▶ Short exercise
Reproduce the first line and every line after it, exactly, through the one containing "y_ticks = [0, 10, 20, 30, 40, 50, 60]". Leave out the rest.

== Collected data ==

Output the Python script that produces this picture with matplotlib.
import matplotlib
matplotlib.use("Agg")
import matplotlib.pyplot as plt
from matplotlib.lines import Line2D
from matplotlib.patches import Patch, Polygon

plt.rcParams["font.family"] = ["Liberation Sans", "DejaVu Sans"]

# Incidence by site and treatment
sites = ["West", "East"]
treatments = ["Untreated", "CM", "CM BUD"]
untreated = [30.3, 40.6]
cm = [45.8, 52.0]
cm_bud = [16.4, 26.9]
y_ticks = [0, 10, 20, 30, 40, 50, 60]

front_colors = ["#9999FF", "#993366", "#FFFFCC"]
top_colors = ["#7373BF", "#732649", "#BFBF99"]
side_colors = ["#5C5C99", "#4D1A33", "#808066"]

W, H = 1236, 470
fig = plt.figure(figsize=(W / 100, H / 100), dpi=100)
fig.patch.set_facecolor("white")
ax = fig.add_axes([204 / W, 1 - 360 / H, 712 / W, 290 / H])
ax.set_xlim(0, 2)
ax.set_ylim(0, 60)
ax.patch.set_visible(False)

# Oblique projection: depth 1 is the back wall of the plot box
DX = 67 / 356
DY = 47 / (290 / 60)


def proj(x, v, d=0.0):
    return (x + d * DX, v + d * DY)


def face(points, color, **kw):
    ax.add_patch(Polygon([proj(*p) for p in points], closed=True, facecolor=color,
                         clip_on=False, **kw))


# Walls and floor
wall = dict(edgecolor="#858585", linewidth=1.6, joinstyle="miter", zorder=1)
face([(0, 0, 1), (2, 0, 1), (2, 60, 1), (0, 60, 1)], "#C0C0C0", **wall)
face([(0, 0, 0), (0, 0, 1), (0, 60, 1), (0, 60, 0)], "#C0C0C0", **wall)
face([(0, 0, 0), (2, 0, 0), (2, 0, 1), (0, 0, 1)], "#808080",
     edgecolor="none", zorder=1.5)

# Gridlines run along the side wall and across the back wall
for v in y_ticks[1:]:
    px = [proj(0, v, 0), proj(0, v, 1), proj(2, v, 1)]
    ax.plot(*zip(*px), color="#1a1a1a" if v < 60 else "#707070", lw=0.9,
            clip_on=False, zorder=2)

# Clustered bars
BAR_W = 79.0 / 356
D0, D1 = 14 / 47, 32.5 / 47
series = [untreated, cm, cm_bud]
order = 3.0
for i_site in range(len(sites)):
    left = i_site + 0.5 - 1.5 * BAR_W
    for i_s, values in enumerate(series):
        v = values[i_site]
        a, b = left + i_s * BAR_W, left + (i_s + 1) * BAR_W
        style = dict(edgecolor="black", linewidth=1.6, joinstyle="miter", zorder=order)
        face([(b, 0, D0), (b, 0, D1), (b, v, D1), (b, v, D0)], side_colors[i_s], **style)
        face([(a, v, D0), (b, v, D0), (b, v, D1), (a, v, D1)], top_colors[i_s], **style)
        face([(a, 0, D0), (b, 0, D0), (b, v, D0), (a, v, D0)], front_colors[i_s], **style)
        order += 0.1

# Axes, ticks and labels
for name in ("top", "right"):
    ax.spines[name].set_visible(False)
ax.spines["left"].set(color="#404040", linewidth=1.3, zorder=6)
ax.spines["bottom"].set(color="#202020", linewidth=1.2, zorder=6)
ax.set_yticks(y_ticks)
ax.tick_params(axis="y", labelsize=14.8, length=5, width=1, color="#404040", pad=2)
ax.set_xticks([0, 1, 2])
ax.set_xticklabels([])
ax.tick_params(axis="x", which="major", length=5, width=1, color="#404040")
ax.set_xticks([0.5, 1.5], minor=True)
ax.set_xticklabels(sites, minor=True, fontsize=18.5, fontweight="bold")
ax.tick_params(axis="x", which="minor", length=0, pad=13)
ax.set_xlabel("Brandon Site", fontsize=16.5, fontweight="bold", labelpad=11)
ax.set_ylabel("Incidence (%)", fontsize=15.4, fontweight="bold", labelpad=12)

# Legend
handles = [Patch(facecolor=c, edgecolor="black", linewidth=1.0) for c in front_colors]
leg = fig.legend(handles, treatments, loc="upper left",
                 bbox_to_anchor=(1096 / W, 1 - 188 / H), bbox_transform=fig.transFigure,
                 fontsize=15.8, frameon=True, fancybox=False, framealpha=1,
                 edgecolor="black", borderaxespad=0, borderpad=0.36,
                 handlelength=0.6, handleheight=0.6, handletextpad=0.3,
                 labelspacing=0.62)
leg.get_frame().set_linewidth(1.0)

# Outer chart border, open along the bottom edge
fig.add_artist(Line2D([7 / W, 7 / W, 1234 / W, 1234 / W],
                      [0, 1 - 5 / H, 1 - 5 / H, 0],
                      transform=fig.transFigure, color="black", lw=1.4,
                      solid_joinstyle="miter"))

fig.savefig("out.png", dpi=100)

===

▶ Completed task
Output the Python script that produces this picture with matplotlib.
import matplotlib
matplotlib.use("Agg")
import matplotlib.pyplot as plt
from matplotlib.lines import Line2D
from matplotlib.patches import Patch, Polygon

plt.rcParams["font.family"] = ["Liberation Sans", "DejaVu Sans"]

# Incidence by site and treatment
sites = ["West", "East"]
treatments = ["Untreated", "CM", "CM BUD"]
untreated = [30.3, 40.6]
cm = [45.8, 52.0]
cm_bud = [16.4, 26.9]
y_ticks = [0, 10, 20, 30, 40, 50, 60]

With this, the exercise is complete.